In accordance with FSAR requirements, Southern Nuclear Operating Company (SNC) hereby submits the Startup Test Report for Cycle 26 for Hatch Nuclear Plant Unit 2 (HNP2). This report summarizes the startup testing performed on HNP2 following the twenty-fifth refueling outage.

The report is required due to the first use, other than as lead use assemblies, of GNF3 fuel assemblies loaded for Cycle 26.

The tests demonstrate the successful operation of the HNP2 reactor with the introduction of the GNF3 fuel.

This letter contains no NRC commitments. If you have any questions, please contact Jamie Coleman at 205.992.6611.

Respectfully submitted, Director, Regulatory Affairs Southern Nuclear Operating Company CAG/tle/scm

Enclosure:

GNF3 New Fuel Introduction Startup Test Report for HNP2 Cycle 26 cc: Regional Administrator, Region II NRR Project Manager- Hatch Nuclear Plant Senior Resident Inspector- Hatch Nuclear Plant RType: CHA02.004

Edwin I. Hatch Nuclear Plant - Unit 2 Startup Test Report Enclosure GNF3 New Fuel Introduction Startup Test Report for HNP2 Cycle 26

Enclosure to NL-19-0719 GNF3 New Fuel Introduction Startup Test Report for HNP2 Cycle 26

1.0 INTRODUCTION

1.1 Purpose and Summary The Edwin I. Hatch Nuclear Plant Unit 2 (HNP2) Startup Test Report is submitted to the Nuclear Regulatory Commission (NRC) in accordance with regulatory commitments contained in the HNP2 Final Safety Analysis Report (FSAR)

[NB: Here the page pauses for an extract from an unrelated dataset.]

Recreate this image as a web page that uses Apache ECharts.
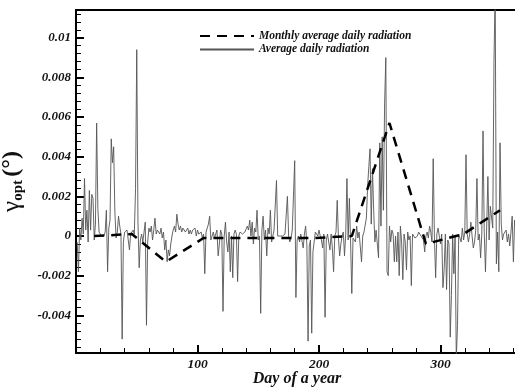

Section 13.6.4. This report summarizes the startup testing performed on HNP2 following the twenty-fifth refueling outage. This report is being submitted due to a reload batch of 208 GNF3 fuel assemblies that were loaded for Cycle 26. The GNF3 fuel design has not previously been utilized in HNP2 except as Lead Test Assemblies (LTAs).

This report consists of a summary of the core design followed by summaries of selected static and dynamic reactor core performance tests conducted prior to and during the beginning-of-cycle startup of HNP2 Cycle 26. These tests demonstrate the successful operation of the HNP2 reactor with the introduction of the GNF3 fuel design in production use.

1.2 Plant Description HNP2 is a General Electric design boiling water reactor (BWR/4) and is rated at 2804 MW(th) with an approximate output of 920 MW(e), gross. The plant is located on the south side of the Altamaha River, southeast of the intersection of the river with U.S. Highway #1 in the Northwestern sector of Appling County, Georgia.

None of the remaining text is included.